Une disparition brutale, un oubli durable
Fort apprécié de Napoléon III, l’artiste avait en effet bénéficié jusque-là de nombreux achats, soit sur le budget de la liste civile de l’empereur, soit par l’intermédiaire de l’état. Penguilly L’Haridon le devait à sa carrière parallèle de militaire. Nommé conservateur du musée de l’Artillerie après avoir exercé différents commandements, il s’y fit remarquer par ses publications érudites. Napoléon III lui confia par conséquent la responsabilité de sa collection d’armures du château de Pierrefonds, et l’on peut imaginer sa proximité avec l’empereur volontiers historien et archéologue. Le discrédit de Penguilly n’en fut que plus fort : peu après la chute de son protecteur et sa propre disparition en 1870, la plupart de ses œuvres furent décrochées des cimaises, certaines restituées, d’autres perdues. Ainsi s’évanouit le souvenir d’un paysagiste hors normes et d’un peintre d’histoire tout aussi inclassable. Dans ce registre, n’avait-il pas représenté un sujet aussi inédit que la Mort de Judas, la corde déjà autour du cou, dans un paysage désolé, les trois croix du calvaire se détachant en arrière-plan, sur le ciel rougeoyant (Nantes, musée d’Arts) ?
« une exposition qui possède de nombreux ouvrages de Delacroix, de Penguilly, de Fromentin, ne peut pas être maussade. »

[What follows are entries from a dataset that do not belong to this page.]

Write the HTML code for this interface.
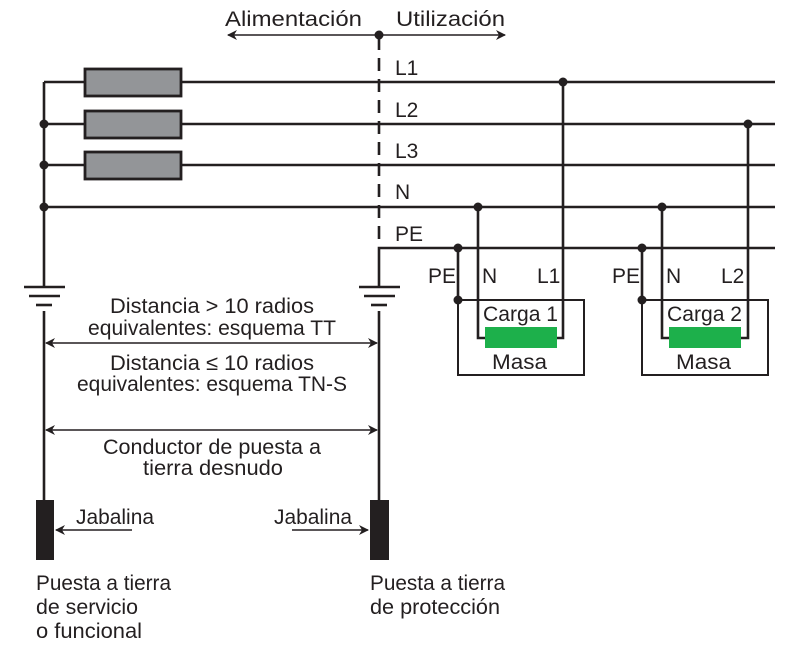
<!DOCTYPE html>
<html><head><style>body{margin:0;background:#fff}svg{display:block}text{font-family:"Liberation Sans",sans-serif;fill:#231f20}</style></head>
<body>
<svg width="800" height="650" viewBox="0 0 800 650" xmlns="http://www.w3.org/2000/svg">
<defs>
<marker id="a" viewBox="0 0 10 10" refX="9" refY="5" markerWidth="10" markerHeight="10" markerUnits="userSpaceOnUse" orient="auto-start-reverse"><path d="M0,0 L10,5 L0,10 L3,5z" fill="#231f20"/></marker>
</defs>
<g stroke="#231f20" stroke-width="2.6" fill="none">
<line x1="44" y1="82" x2="775" y2="82"/>
<line x1="44" y1="124" x2="775" y2="124"/>
<line x1="44" y1="165" x2="775" y2="165"/>
<line x1="44" y1="207" x2="775" y2="207"/>
<polyline points="379,288 379,248 775,248"/>
<line x1="44" y1="82" x2="44" y2="288"/>
<line x1="379" y1="37" x2="379" y2="246" stroke-dasharray="13,8"/>
<line x1="379" y1="35" x2="228" y2="35" stroke-width="1.5" marker-end="url(#a)"/>
<line x1="379" y1="35" x2="505" y2="35" stroke-width="1.5" marker-end="url(#a)"/>
<line x1="24" y1="287" x2="65" y2="287"/><line x1="29" y1="296" x2="60" y2="296"/><line x1="36" y1="305" x2="52" y2="305"/>
<line x1="44" y1="311" x2="44" y2="500"/>
<line x1="359" y1="287" x2="400" y2="287"/><line x1="364" y1="296" x2="395" y2="296"/><line x1="371" y1="305" x2="387" y2="305"/>
<line x1="379" y1="311" x2="379" y2="500"/>
<line x1="46" y1="343" x2="377" y2="343" stroke-width="1.5" marker-start="url(#a)" marker-end="url(#a)"/>
<line x1="46" y1="430" x2="377" y2="430" stroke-width="1.5" marker-start="url(#a)" marker-end="url(#a)"/>
<line x1="132" y1="530" x2="56" y2="530" stroke-width="1.5" marker-end="url(#a)"/>
<line x1="292" y1="530" x2="368" y2="530" stroke-width="1.5" marker-end="url(#a)"/>
<rect x="458" y="300" width="126" height="75" stroke-width="2"/>
<rect x="642" y="300" width="126" height="75" stroke-width="2"/>
<polyline points="458,248 458,300"/>
<polyline points="478,207 478,338 486,338"/>
<polyline points="563,82 563,338 556,338"/>
<polyline points="642,248 642,300"/>
<polyline points="662,207 662,338 670,338"/>
<polyline points="748,124 748,338 741,338"/>
</g>
<g fill="#939598" stroke="#231f20" stroke-width="2.8">
<rect x="85" y="69" width="96" height="27"/>
<rect x="85" y="111" width="96" height="27"/>
<rect x="85" y="152" width="96" height="27"/>
</g>
<g fill="#1db04b"><rect x="485" y="327" width="72" height="21"/><rect x="669" y="327" width="72" height="21"/></g>
<g fill="#231f20">
<circle cx="379" cy="35" r="4.5"/>
<circle cx="44" cy="124" r="4.5"/><circle cx="44" cy="165" r="4.5"/><circle cx="44" cy="207" r="4.5"/>
<circle cx="563" cy="82" r="4.5"/><circle cx="748" cy="124" r="4.5"/>
<circle cx="478" cy="207" r="4.5"/><circle cx="662" cy="207" r="4.5"/>
<circle cx="458" cy="248" r="4.5"/><circle cx="642" cy="248" r="4.5"/>
<circle cx="458" cy="300" r="4.5"/><circle cx="642" cy="300" r="4.5"/>
<rect x="36" y="500" width="18" height="60"/><rect x="370" y="500" width="19" height="60"/>
</g>
<g font-size="21" lengthAdjust="spacingAndGlyphs">
<text x="225" y="26" textLength="137" lengthAdjust="spacingAndGlyphs">Alimentación</text>
<text x="396" y="26" textLength="109" lengthAdjust="spacingAndGlyphs">Utilización</text>
<text x="395" y="75">L1</text><text x="395" y="117">L2</text><text x="395" y="158">L3</text>
<text x="395" y="199">N</text><text x="395" y="241">PE</text>
<text x="428" y="283">PE</text><text x="482" y="283">N</text><text x="537" y="283">L1</text>
<text x="612" y="283">PE</text><text x="666" y="283">N</text><text x="721" y="283">L2</text>
<text x="483" y="321" textLength="75" lengthAdjust="spacingAndGlyphs">Carga 1</text>
<text x="667" y="321" textLength="75" lengthAdjust="spacingAndGlyphs">Carga 2</text>
<text x="492" y="369" textLength="55" lengthAdjust="spacingAndGlyphs">Masa</text>
<text x="676" y="369" textLength="55" lengthAdjust="spacingAndGlyphs">Masa</text>
<text x="110" y="313" textLength="204" lengthAdjust="spacingAndGlyphs">Distancia  &gt; 10 radios</text>
<text x="88" y="335" textLength="248" lengthAdjust="spacingAndGlyphs">equivalentes: esquema TT</text>
<text x="110" y="370" textLength="204" lengthAdjust="spacingAndGlyphs">Distancia  ≤ 10 radios</text>
<text x="77" y="391" textLength="270" lengthAdjust="spacingAndGlyphs">equivalentes: esquema TN-S</text>
<text x="103" y="454" textLength="218" lengthAdjust="spacingAndGlyphs">Conductor de puesta a</text>
<text x="143" y="475" textLength="140" lengthAdjust="spacingAndGlyphs">tierra desnudo</text>
<text x="76" y="524" textLength="78" lengthAdjust="spacingAndGlyphs">Jabalina</text>
<text x="274" y="524" textLength="78" lengthAdjust="spacingAndGlyphs">Jabalina</text>
<text x="36" y="590" textLength="135" lengthAdjust="spacingAndGlyphs">Puesta a tierra</text>
<text x="36" y="614" textLength="102" lengthAdjust="spacingAndGlyphs">de servicio</text>
<text x="36" y="638" textLength="106" lengthAdjust="spacingAndGlyphs">o funcional</text>
<text x="370" y="590" textLength="135" lengthAdjust="spacingAndGlyphs">Puesta a tierra</text>
<text x="370" y="614" textLength="130" lengthAdjust="spacingAndGlyphs">de protección</text>
</g>
</svg>
</body></html>
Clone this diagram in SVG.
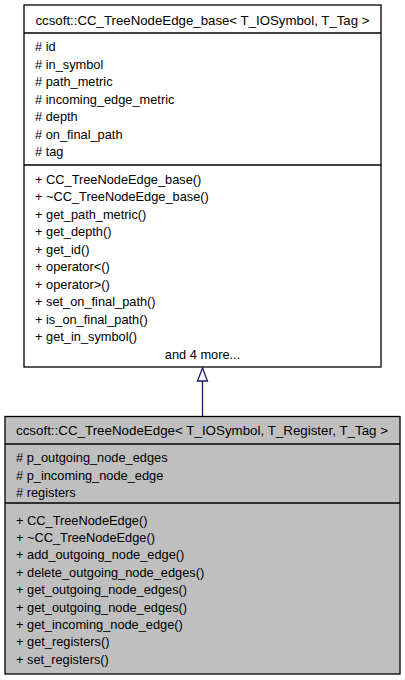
<svg xmlns="http://www.w3.org/2000/svg" width="405" height="680" viewBox="0 0 405 680">
<style>
text{font-family:"Liberation Sans",Arial,sans-serif;font-size:12.8px;fill:#000}
.c{text-anchor:middle}
.box{stroke:#000;stroke-width:1.3}
.sep{stroke:#000;stroke-width:1.3;fill:none}
.edge{stroke:#191970;stroke-width:1.3;fill:none}
</style>
<rect width="405" height="680" fill="#fff"/>
<g id="node-base">
<rect class="box" x="24" y="5" width="357" height="362" fill="#fff"/>
<line class="sep" x1="24" y1="33" x2="381" y2="33"/>
<line class="sep" x1="24" y1="165" x2="381" y2="165"/>
<text class="c" x="202.5" y="25" textLength="334" lengthAdjust="spacingAndGlyphs">ccsoft::CC_TreeNodeEdge_base&lt; T_IOSymbol, T_Tag &gt;</text>
<text x="35" y="51"># id</text>
<text x="35" y="68.5"># in_symbol</text>
<text x="35" y="86"># path_metric</text>
<text x="35" y="103.5"># incoming_edge_metric</text>
<text x="35" y="121"># depth</text>
<text x="35" y="138.5"># on_final_path</text>
<text x="35" y="156"># tag</text>
<text x="35" y="183.5">+ CC_TreeNodeEdge_base()</text>
<text x="35" y="201">+ ~CC_TreeNodeEdge_base()</text>
<text x="35" y="218.5">+ get_path_metric()</text>
<text x="35" y="236">+ get_depth()</text>
<text x="35" y="253.5">+ get_id()</text>
<text x="35" y="271">+ operator&lt;()</text>
<text x="35" y="288.5">+ operator&gt;()</text>
<text x="35" y="306">+ set_on_final_path()</text>
<text x="35" y="323.5">+ is_on_final_path()</text>
<text x="35" y="341">+ get_in_symbol()</text>
<text class="c" x="202.5" y="358.5">and 4 more...</text>
</g>
<g id="node-derived">
<rect class="box" x="5" y="416.5" width="395" height="257.5" fill="#bfbfbf" stroke="#404040"/>
<line class="sep" x1="5" y1="444" x2="400" y2="444"/>
<line class="sep" x1="5" y1="503" x2="400" y2="503"/>
<text class="c" x="202" y="434.5" textLength="372" lengthAdjust="spacingAndGlyphs">ccsoft::CC_TreeNodeEdge&lt; T_IOSymbol, T_Register, T_Tag &gt;</text>
<text x="16" y="462"># p_outgoing_node_edges</text>
<text x="16" y="479.5"># p_incoming_node_edge</text>
<text x="16" y="497"># registers</text>
<text x="16" y="524.5">+ CC_TreeNodeEdge()</text>
<text x="16" y="541.9">+ ~CC_TreeNodeEdge()</text>
<text x="16" y="559.3">+ add_outgoing_node_edge()</text>
<text x="16" y="576.7">+ delete_outgoing_node_edges()</text>
<text x="16" y="594.1">+ get_outgoing_node_edges()</text>
<text x="16" y="611.5">+ get_outgoing_node_edges()</text>
<text x="16" y="628.9">+ get_incoming_node_edge()</text>
<text x="16" y="646.3">+ get_registers()</text>
<text x="16" y="663.7">+ set_registers()</text>
</g>
<g id="connectors">
<line class="edge" x1="202.5" y1="381" x2="202.5" y2="416.5"/>
<polygon class="edge" points="202.5,368 197.5,381 207.5,381" fill="#fff"/>
</g>
</svg>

Les musées conservant tous plus d’œuvres qu’ils ne peuvent en exposer, on s’interroge parfois sur la nécessité d’en acquérir de nouvelles quand il y en a tant en réserve. Outre l’intérêt de renouveler périodiquement l’accrochage pour les visiteurs les plus fidèles, il est aussi du rôle des musées de faire resurgir et apprécier des artistes ou des courants négligés. Le Petit Palais en a fait une de ses lignes directrices pour les expositions, abordant soit des gloires oubliées – Albert Besnard, George Desvallières… –, soit des artistes étrangers méconnus en France, tels Carl Larsson, Anders Zorn, Utagawa Kuniyoshi, Ito Jakuchu ou prochainement le sculpteur napolitain Vincenzo Gemito puis l’immense peintre réaliste russe Ilia Répine. Ainsi entrait au Petit Palais, de façon un peu forcée, cette étrange marine de l’inconnu Octave Penguilly L’Haridon, désormais accrochée face au célèbre Soleil couchant sur la Seine à Lavacourt, effet d’hiver de… Claude Monet.